§ Listed entries
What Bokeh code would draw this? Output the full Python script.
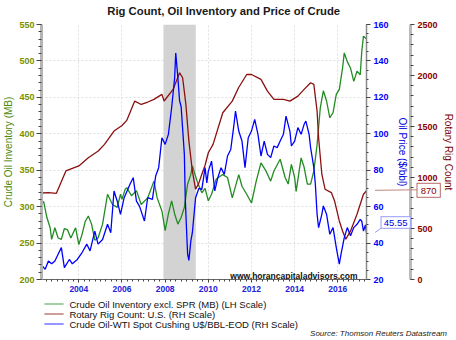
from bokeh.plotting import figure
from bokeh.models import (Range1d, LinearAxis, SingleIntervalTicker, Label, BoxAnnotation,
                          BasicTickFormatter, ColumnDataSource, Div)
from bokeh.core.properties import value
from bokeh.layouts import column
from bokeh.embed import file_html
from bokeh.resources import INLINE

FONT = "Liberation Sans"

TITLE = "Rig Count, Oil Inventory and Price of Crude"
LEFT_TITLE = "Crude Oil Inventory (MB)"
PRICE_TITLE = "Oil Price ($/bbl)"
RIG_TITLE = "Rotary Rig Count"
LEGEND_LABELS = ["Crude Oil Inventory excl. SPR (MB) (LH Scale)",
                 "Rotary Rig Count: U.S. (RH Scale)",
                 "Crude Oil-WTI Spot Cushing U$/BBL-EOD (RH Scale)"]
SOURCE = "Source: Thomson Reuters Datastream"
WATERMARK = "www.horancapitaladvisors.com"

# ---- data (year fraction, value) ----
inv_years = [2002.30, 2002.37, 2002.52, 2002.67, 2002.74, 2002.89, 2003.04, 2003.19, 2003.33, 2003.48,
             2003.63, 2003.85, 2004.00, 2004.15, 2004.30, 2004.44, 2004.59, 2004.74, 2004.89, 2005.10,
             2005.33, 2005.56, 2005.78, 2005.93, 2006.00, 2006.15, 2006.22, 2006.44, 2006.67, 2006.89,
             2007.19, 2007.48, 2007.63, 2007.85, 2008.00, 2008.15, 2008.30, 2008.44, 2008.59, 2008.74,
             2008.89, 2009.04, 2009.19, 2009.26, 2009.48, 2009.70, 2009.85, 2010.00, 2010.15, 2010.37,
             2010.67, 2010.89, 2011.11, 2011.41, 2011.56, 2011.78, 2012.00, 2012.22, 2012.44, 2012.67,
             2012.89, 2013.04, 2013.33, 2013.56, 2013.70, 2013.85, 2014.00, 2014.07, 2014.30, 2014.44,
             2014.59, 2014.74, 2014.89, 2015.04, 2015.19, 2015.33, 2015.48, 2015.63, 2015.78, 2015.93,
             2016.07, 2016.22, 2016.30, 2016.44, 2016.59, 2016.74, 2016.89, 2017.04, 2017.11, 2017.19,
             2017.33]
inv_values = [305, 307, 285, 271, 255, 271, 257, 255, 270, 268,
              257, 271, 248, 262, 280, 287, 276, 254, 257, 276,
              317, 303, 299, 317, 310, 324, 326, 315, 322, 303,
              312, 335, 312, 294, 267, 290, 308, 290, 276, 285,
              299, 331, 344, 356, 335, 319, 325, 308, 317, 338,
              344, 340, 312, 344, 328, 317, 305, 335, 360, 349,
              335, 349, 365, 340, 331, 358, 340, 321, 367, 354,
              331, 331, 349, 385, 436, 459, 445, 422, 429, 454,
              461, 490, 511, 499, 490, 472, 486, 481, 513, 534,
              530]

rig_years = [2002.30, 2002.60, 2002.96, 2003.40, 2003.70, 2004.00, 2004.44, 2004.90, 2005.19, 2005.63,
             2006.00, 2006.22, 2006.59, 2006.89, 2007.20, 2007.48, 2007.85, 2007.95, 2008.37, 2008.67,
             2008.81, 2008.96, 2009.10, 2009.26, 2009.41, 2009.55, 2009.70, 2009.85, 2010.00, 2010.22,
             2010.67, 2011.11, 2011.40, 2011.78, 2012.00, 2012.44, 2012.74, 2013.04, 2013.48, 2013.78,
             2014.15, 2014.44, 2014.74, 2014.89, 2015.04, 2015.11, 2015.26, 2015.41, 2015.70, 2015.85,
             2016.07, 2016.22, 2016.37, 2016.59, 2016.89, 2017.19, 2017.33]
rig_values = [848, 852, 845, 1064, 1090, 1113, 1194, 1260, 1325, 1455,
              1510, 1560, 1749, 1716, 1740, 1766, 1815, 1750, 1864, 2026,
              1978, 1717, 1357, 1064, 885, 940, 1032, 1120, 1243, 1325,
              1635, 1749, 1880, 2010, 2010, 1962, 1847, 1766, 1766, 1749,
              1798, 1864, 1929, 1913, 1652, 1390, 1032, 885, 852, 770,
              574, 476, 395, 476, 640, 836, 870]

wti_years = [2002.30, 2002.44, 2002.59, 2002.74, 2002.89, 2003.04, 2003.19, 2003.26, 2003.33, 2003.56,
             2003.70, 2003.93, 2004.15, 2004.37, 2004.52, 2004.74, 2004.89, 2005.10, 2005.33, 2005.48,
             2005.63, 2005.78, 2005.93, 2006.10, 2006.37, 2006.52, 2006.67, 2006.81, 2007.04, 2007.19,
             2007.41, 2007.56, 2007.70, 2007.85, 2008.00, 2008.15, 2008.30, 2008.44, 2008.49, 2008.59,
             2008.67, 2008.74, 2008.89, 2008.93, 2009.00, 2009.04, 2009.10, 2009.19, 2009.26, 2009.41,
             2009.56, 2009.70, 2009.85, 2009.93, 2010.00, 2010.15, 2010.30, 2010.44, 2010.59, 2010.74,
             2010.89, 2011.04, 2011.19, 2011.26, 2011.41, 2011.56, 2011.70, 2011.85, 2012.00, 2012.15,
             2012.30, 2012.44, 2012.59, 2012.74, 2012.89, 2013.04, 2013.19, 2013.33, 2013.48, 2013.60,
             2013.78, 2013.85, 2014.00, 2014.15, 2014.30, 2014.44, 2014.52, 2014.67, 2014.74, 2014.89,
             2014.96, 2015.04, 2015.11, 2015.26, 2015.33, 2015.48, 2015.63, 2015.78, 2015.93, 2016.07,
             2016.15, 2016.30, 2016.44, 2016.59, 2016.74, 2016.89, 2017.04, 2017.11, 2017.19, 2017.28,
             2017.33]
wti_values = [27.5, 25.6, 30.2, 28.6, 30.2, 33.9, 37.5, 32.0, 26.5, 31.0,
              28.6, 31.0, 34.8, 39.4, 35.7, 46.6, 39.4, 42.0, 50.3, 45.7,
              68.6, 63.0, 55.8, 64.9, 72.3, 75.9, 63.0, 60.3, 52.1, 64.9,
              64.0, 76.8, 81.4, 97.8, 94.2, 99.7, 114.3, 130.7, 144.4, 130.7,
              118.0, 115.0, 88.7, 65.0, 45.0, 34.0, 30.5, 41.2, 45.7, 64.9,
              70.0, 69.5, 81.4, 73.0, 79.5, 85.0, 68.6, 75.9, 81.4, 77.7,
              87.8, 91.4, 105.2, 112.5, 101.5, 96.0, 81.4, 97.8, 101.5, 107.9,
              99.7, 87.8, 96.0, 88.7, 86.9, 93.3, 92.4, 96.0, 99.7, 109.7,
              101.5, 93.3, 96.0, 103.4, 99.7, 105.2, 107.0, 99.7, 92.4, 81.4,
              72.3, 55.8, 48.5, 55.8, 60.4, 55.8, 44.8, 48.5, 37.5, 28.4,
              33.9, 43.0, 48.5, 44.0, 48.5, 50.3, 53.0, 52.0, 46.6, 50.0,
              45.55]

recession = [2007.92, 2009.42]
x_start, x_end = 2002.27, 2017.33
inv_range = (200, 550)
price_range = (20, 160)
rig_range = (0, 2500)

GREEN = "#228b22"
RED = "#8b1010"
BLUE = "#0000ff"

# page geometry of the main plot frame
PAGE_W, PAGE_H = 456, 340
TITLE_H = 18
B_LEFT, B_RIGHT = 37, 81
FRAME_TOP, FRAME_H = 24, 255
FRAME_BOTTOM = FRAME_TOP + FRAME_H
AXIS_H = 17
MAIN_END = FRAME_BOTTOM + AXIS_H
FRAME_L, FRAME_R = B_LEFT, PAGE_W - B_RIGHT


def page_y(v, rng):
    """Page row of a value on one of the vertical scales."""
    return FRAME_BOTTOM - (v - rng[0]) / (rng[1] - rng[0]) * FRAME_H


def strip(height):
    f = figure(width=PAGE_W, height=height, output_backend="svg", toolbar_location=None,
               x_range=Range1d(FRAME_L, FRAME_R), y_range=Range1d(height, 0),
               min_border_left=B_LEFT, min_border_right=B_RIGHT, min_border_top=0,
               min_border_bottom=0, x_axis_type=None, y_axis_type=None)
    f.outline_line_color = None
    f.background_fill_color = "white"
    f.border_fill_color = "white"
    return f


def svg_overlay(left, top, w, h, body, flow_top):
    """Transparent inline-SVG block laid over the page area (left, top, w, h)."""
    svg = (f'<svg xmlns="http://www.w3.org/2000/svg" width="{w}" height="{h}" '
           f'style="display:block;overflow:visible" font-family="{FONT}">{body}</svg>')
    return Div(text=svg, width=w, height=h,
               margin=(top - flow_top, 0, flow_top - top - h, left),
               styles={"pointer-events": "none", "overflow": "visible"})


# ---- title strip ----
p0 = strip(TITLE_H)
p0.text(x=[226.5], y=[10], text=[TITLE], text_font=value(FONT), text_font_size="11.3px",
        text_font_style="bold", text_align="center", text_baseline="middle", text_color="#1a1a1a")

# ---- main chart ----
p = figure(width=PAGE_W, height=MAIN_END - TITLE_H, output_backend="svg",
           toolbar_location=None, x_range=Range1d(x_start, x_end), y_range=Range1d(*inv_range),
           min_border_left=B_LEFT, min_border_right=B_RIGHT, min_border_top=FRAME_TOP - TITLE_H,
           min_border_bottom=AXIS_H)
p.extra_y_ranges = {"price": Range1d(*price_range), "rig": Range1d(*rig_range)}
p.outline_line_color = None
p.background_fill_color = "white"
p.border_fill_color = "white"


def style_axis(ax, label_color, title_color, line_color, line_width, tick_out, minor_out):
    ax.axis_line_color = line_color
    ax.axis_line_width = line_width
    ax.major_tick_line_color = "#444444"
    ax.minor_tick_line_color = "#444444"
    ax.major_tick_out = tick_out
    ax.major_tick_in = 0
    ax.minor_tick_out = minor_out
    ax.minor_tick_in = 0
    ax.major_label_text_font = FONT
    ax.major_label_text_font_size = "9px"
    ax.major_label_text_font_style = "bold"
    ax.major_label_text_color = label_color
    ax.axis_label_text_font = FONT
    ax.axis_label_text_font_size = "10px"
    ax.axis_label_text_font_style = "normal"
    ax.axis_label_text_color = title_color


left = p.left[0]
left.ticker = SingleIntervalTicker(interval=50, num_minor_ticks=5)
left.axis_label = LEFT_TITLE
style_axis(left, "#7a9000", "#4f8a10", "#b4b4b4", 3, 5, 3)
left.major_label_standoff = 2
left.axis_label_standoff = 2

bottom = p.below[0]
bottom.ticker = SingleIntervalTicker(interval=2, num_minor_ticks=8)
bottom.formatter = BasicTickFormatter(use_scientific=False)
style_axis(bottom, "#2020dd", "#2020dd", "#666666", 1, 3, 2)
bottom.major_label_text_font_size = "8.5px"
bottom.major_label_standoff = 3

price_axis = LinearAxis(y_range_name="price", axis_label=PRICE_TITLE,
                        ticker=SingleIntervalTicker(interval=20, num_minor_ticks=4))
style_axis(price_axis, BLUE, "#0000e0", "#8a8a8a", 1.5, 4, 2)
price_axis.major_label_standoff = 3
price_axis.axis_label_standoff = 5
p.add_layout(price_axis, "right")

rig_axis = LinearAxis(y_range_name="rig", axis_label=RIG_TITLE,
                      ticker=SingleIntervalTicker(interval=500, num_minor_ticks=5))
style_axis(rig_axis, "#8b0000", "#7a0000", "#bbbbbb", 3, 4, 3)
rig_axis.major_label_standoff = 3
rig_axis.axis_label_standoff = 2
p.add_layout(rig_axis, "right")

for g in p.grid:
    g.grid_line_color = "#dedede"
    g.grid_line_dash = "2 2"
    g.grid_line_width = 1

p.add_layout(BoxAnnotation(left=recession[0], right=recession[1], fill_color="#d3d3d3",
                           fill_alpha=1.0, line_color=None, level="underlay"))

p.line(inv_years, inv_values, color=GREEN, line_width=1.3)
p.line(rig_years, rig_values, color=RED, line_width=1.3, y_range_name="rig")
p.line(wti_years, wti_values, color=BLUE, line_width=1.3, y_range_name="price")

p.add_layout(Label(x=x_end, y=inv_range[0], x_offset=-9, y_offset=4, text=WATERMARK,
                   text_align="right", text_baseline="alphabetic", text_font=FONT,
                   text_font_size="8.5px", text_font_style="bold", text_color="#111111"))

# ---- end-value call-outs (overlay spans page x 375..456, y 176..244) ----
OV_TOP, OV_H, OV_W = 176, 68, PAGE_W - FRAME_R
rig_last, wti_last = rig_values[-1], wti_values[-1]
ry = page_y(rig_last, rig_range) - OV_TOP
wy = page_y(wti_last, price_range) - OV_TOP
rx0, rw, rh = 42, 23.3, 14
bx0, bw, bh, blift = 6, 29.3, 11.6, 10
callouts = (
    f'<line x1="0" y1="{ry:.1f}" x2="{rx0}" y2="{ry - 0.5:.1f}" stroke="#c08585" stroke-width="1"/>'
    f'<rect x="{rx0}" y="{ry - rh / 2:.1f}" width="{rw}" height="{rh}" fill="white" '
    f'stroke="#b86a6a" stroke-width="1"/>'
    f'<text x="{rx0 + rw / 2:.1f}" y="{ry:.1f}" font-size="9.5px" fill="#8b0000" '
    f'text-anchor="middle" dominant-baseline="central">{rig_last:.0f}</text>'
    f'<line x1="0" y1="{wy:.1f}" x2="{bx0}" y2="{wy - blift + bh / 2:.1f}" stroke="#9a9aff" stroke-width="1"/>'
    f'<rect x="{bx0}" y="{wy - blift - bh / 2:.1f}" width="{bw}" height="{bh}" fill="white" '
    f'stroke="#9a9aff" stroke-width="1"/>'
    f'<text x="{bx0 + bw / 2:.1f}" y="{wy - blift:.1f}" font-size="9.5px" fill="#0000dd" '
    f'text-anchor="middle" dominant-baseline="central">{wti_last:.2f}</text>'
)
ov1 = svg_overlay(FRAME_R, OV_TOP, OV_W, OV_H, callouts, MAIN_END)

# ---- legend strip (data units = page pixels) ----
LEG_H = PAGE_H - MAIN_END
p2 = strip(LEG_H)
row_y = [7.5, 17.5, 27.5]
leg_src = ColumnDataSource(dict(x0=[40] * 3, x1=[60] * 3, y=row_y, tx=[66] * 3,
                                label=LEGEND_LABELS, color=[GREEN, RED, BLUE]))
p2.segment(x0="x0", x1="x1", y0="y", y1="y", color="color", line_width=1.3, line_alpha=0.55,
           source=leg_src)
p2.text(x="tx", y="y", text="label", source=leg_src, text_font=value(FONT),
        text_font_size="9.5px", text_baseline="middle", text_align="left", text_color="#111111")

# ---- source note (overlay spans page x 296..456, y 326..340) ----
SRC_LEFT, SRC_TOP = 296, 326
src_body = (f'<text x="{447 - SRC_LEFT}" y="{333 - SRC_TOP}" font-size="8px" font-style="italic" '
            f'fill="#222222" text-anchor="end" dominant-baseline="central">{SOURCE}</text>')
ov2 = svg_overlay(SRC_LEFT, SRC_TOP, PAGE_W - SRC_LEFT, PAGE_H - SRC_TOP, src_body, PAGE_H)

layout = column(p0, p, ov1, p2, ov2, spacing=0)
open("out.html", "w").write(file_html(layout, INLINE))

--

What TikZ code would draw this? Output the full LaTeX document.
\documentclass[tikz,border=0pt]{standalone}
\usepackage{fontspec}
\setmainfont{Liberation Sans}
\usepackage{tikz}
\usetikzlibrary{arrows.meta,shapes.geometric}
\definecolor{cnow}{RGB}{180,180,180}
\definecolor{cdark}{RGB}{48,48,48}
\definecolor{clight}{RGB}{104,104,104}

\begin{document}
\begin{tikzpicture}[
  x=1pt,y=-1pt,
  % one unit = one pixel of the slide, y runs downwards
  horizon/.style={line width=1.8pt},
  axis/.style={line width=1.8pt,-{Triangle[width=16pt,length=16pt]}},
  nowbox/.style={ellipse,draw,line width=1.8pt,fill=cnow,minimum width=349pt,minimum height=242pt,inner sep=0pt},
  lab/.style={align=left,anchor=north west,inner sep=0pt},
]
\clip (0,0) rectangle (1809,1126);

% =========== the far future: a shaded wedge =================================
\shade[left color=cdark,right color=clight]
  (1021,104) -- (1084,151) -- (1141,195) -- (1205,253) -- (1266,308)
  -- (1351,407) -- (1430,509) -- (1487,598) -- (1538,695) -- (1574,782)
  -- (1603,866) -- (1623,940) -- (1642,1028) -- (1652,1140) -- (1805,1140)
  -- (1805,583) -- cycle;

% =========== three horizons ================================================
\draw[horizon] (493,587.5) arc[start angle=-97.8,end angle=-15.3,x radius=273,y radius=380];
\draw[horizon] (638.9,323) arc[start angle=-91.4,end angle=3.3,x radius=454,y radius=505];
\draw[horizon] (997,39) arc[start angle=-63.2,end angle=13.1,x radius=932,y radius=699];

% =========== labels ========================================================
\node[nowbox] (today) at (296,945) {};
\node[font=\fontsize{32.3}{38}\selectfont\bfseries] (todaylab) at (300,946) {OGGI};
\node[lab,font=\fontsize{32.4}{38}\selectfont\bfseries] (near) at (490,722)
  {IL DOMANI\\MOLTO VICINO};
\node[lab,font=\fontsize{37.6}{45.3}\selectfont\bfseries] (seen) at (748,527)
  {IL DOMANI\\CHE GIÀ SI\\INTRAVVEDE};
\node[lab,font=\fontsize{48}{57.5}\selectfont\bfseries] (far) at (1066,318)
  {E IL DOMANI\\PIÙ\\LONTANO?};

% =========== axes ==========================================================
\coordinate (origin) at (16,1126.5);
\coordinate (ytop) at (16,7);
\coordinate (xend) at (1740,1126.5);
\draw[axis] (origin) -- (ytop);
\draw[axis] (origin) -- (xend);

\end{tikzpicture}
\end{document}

§ Given problem
Reproduce exactly, and only, the lines from the one that contains "What TikZ code" down to the one that contains "(0,0) rectangle (1809,1126);", both ends included.

§ Output
What TikZ code would draw this? Output the full LaTeX document.
\documentclass[tikz,border=0pt]{standalone}
\usepackage{fontspec}
\setmainfont{Liberation Sans}
\usepackage{tikz}
\usetikzlibrary{arrows.meta,shapes.geometric}
\definecolor{cnow}{RGB}{180,180,180}
\definecolor{cdark}{RGB}{48,48,48}
\definecolor{clight}{RGB}{104,104,104}

\begin{document}
\begin{tikzpicture}[
  x=1pt,y=-1pt,
  % one unit = one pixel of the slide, y runs downwards
  horizon/.style={line width=1.8pt},
  axis/.style={line width=1.8pt,-{Triangle[width=16pt,length=16pt]}},
  nowbox/.style={ellipse,draw,line width=1.8pt,fill=cnow,minimum width=349pt,minimum height=242pt,inner sep=0pt},
  lab/.style={align=left,anchor=north west,inner sep=0pt},
]
\clip (0,0) rectangle (1809,1126);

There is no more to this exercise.